Throughout the remainder of our meal Jamie turned a variety of shades of green.
“What have you eaten today?”, I asked, knowing that when he was about to go out for a fancy dinner he didn’t eat all day beforehand so he could “get his money’s worth”…
“Nothing!”, he proclaimed, ” well, nothing for most of the day but then I was starving so I had a bean burrito.”
“But then I started to get nervous so I went to the hotel bar at the mall”, he continued, “and ordered a whiskey plus I ate all the spicy bar snacks in the bowl.”
At this point in our meal we are having our main course.
“Then”, he goes on, “I went to the Godiva Chocolate Store and I told the lady that ‘my girlfriend – future fiance – thinks these are the best chocolates and I’m not sure I believe her’ so she asked me if I like cognac” he explained.
“What did you do?”, I asked him.
“She handed me a cognac truffle from underneath the glass and it was so good! It was the best thing I’ve ever tasted!”
“See, I told you they were good!”
“So I bought five more while I was there.”
At this point in our fancy dinner he’s getting sweaty.
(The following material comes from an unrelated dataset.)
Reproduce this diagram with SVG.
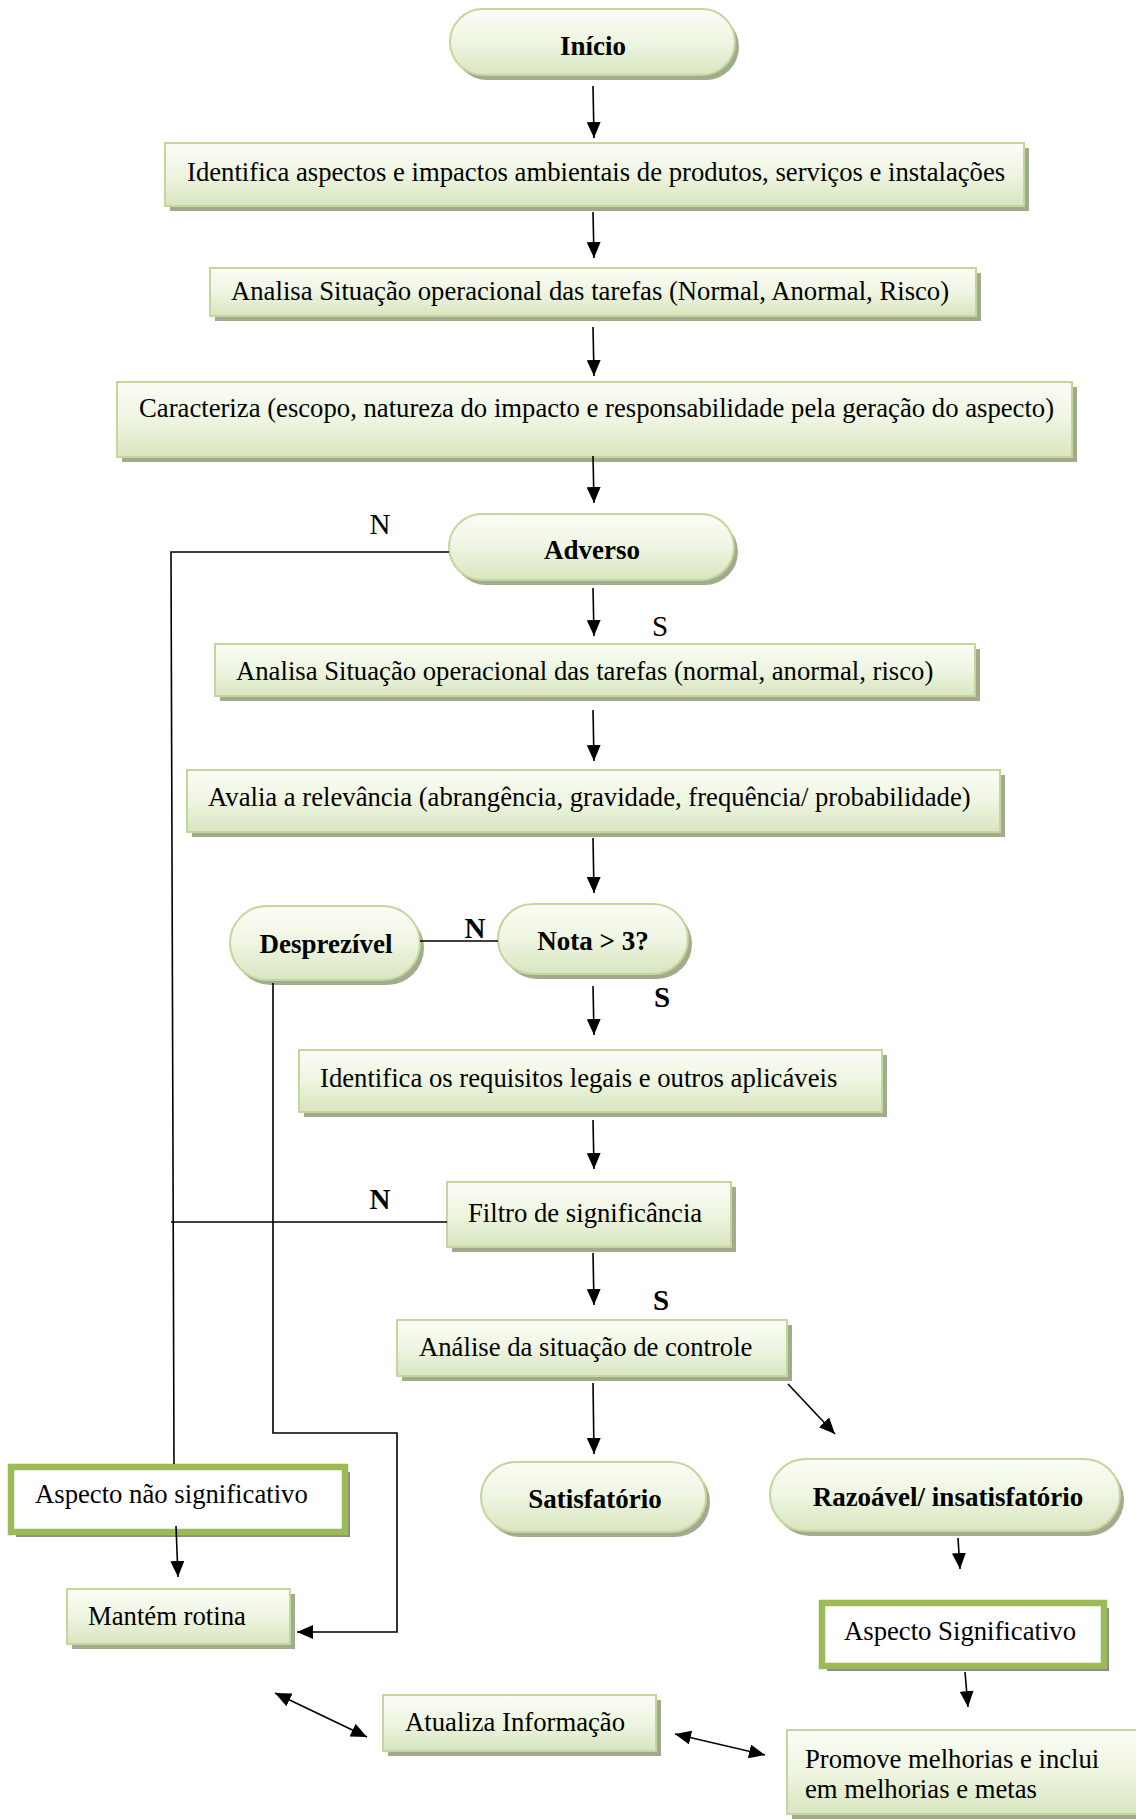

“You are telling me that you’ve had a bean burrito, a whiskey, a bowl of crappy bar snacks and six Godiva chocolate truffles today?”
“Yeah, and I’m pretty sure the lobster bisque we had for appetizer isn’t agreeing with my stomach.”
I may have actually laughed out loud at that one. Ha! The lobster bisque!
At any rate, he excused himself from the table, I ate BOTH souffles for dessert while twirling my shiny new engagement ring.
And our adventures have continued ever since!